Last night- we spoke. A sleepy me, in bed, (un)dressed to retire. You had just woken up. And for some reason had thought of calling me- perhaps because your reason to be in Jersey City was in Atlanta. My 30 bucks a month caller ID service does not extend to International calls. So I had no choice but to take the call. Could’ve been Buch. Or anyone else.

You spoke: in short sleepy sentences. I responded mostly in grunts: while flipping through inane TV channels; lest words betray more than is intended. But what’s there to hide? You had bared it all- so many years back. In black and white: on a train between Lucerne and Interlaken. And I …

I don’t think you remember the effect your sleepy voice had on me- the slow, sexy drag of syllables; the soft truncation of verbs. Perhaps, you do. 9AM was always early for you- whether in Nepeansea Road or in Jersey City. 11PM was always late for me.

Sooner or later, you will, for sure, get over me. Terminally. So will I. And then, we shall look back and laugh.

Or perhaps I should ask, why does love linger? Why is it that for some people the term “separation” doesn’t apply? Only existence. Or for that matter “the Significant Other”? Just an extension of the Self.

Friday, April 07, 2006

Random Walk Theory

These days it is not often that I get the time to visit Bandstand at mid-night. It used to be a regular activity a few years back, when AK and CDC used to live close by

First coffee at Reclamation Barista
The stunning shimmer of the moon
The crisp noise of the creased sea surface
The slight breeze making ruffling sounds as it makes its way through the shrubs
The mindless banter of us three,
The useless search for a dustbin - to throw disposable coffee mugs
And some sepia-tinted memories, wafting in and out
Mindlessly, taking turns, at wise-cracks and making smoke rings
All lost with a shrill cop whistle
A long walk back to their house
Winding through Mt. Mary- up hill, down hill
AK on some international call
CDC taking my trip,
Me lusting after her sister.
Breathless.

All that and so much more

Hmmm…

I had forgotten how beautiful it could be.

Last night again- the familiar steps.

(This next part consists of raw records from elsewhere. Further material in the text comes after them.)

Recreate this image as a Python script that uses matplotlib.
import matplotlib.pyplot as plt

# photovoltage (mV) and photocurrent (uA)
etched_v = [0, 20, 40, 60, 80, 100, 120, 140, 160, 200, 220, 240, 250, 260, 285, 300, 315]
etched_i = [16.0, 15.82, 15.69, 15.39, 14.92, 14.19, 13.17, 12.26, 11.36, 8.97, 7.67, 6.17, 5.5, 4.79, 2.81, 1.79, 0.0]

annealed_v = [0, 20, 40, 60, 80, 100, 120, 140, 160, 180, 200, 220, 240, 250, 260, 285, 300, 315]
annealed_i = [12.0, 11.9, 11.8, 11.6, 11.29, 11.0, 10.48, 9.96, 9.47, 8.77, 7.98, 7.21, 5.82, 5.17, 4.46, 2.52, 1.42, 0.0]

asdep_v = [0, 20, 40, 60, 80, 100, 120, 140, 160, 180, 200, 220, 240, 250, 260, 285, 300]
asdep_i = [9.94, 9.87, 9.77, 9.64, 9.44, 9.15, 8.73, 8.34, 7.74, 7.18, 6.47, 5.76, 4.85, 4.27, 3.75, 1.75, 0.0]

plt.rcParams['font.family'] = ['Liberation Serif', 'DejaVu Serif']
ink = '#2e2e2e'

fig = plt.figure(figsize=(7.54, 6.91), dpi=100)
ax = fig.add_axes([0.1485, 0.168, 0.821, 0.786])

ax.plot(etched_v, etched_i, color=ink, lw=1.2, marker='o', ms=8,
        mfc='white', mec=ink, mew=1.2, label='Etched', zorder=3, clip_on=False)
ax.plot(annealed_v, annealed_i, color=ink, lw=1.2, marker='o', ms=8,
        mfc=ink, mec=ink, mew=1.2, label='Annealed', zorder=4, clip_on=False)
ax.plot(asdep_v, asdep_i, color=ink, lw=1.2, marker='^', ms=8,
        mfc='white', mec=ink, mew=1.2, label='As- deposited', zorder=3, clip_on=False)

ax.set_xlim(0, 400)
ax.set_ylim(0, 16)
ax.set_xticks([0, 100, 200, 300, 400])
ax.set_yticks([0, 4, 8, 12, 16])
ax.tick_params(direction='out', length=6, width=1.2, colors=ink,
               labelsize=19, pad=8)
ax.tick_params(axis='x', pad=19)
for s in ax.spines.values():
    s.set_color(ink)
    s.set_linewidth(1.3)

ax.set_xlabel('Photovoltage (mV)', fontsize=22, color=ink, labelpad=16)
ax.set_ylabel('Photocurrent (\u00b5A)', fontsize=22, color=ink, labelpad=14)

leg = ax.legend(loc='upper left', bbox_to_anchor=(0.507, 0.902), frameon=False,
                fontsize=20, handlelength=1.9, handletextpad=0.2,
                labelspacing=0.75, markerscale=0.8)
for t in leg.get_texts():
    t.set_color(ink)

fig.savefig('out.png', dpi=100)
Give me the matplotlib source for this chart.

Thinking alternatively about Sree and the some movie I saw- one making me curiously happy, the other drowning me into a cold vat of sorrow. The joy of belonging, the anguish of loss. It was a long, long walk. There was time for memories, for pondering, for exhilaration, and hope. Everything at once. The breeze was soft, balmy; and my thoughts were painted a hue of the silvery moon. Purple-pink blossoms everywhere. The lazy pre-summer sea, characteristically quiet.

Some random thoughts-
Will I manage to wake up on time tomorrow? RSP has to be the biggest JERK on this planet. Do clones have souls? Bombay is unusually flowery this spring. Why isn’t it always this pleasant? I am definitely not going to class this Sunday. Is it time to head back, yet? Where are all the cops? Perhaps no one comes here any more at this time. Not even jilted lovers. Do I like Sree? Or even Ms. P? Is liking a person, and liking their company the same thing? Will Dollar Yen trade at 115.80 tomorrow?

Nothing takes the taste out of peanut butter quite like unrequited love.- Charlie Brown

Saturday, April 01, 2006

Thinking About the "M" Word

It Happened One Night

Dedicated bachelor and more "scoundrel" than your average Han Solo, Peter Warne (Clark Gable) talks about his philosophy on love.

Thinking About the "M" Word

Peter Warne: Sure, I've thought about it. Who hasn't? If I could ever meet the right sort of girl. Ahh, where you gonna find her? Somebody that's real, somebody that's alive! They don't come like that way anymore. Have I ever thought about it? Boy, I've even been sucker enough to make plans. You know, I saw an island in the Pacific once, never been able to forget it. That's where I'd like to take her. She'd have to be the sort of a girl who'd ... ohh ... jump in the surf with me, and love it as much as I did. You know, the nights when you and the moon and the water all become one? And you feel you're part of something big and marvelous. That's the only place to live -- where the stars are so close over your head, you feel you could reach up and stir them around. Certainly, I've been thinking about it.